Civil organisations and opposition parties held a demonstration against a recent law on extending voluntary overtime in Budapest on Sunday.
The amendments to the labour code approved on Wednesday raise the upper threshold for annual overtime from 250 hours to 400 hours and extend the period employers may account overtime for the purpose of calculating wages and rest days from twelve months to three years, read more HERE.
Demonstrators marched from Heroes Square along Andrássy Boulevard, Teréz Boulevard and Bajcsy-Zsilinszky Street to Kossuth Square.
Addressing protesters, Tamás Székely, deputy head of the Hungarian Trade Union Confederation, said the government does not protect workers, adding that the unions would organise strikes and fight against this law in every workplace because they “will not allow slavery to be introduced in Hungary”.
Ildikó Borbély Bangó, a lawmaker of the Socialists, said the government had “turned Hungary into the poorhouse of Europe over the past eight years”.
Independent liberal MP Anett Bősz said “we are fed up with the government’s oppressive measures” because no government can restrict people’s fundamental rights.
Co-leader of the green LMP party Márta Demeter demanded fair wages instead of “slave work”. She spoke out against politicians “serving the interests of multinationals”.

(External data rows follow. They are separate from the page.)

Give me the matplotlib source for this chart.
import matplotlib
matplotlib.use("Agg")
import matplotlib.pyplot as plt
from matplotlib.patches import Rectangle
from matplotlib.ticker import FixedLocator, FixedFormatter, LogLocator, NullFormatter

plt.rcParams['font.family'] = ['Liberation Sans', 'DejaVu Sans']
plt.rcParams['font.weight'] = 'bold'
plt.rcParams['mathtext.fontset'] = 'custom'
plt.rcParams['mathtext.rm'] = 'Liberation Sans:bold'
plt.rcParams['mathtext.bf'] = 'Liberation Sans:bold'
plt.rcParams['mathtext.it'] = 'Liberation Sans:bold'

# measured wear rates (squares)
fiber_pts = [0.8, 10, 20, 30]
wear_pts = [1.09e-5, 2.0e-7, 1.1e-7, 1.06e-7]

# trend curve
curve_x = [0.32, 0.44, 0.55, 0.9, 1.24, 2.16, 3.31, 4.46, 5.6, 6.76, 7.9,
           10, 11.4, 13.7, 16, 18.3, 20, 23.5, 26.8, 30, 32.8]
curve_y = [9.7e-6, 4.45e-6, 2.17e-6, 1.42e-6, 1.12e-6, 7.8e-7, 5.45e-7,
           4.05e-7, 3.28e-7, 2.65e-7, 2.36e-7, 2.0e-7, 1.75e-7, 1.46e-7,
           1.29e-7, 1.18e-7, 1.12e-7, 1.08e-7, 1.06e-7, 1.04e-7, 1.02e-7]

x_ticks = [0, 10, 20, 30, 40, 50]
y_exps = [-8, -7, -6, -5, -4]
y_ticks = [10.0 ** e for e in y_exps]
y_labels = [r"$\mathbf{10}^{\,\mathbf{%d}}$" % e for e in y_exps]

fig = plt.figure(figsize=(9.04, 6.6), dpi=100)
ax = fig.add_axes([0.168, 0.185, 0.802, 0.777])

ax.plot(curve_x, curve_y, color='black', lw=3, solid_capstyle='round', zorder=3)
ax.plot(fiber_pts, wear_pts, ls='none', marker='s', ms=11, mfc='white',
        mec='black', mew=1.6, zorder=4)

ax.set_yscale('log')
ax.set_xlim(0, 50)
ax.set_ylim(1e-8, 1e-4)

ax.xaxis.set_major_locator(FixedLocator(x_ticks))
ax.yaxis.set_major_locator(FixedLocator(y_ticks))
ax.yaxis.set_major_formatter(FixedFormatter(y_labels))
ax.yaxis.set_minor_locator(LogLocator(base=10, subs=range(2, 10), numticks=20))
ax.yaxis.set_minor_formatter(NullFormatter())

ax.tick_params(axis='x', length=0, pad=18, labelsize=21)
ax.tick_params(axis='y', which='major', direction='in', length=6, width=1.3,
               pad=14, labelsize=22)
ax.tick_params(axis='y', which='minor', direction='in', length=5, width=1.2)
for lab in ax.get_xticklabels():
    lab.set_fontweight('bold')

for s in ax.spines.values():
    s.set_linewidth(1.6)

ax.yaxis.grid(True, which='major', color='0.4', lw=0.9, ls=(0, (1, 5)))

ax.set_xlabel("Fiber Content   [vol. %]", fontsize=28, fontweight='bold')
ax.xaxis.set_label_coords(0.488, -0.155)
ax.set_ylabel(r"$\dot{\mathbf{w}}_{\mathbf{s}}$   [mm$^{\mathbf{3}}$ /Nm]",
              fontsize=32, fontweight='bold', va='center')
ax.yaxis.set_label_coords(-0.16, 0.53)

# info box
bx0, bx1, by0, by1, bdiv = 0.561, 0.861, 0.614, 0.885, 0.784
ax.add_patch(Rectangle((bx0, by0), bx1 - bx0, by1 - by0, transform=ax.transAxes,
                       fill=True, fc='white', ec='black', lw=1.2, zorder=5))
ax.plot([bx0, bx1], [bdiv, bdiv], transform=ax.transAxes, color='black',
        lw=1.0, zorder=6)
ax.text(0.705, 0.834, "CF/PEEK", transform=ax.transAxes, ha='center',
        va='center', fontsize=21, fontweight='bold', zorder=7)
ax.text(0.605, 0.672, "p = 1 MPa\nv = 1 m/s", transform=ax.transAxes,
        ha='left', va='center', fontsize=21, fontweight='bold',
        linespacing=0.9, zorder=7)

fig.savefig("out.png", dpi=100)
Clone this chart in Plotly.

Tímea Szabó, co-leader of the Párbeszéd party, said the prime minister “betrays his own people because the slave law will tear millions of families apart”. She called for resistance, which “should continue until the government withdraws the slave law”.
Independent MP Bernadett Szél said the only way to end oppression is to fight against it in unity.
Ágnes Vadai, a lawmaker of the Democratic Coalition, said she is “fed up with the government riding roughshod over everyone while tolerating fraudsters and robbers”.
Jobbik MP Andrea Varga-Damm said they are demonstrating because “the government had turned against its own country and people”.
A message was read out to the crowd from Catholic Bishop Miklós Beer, who called on demonstrators to refrain from violence. He expressed his respect for the protesters’ determination, but warned that arson and violence undermine their intention of achieving peaceful goals.
The crowd completely filled Kossuth Square, where the parliament building was protected by police lines.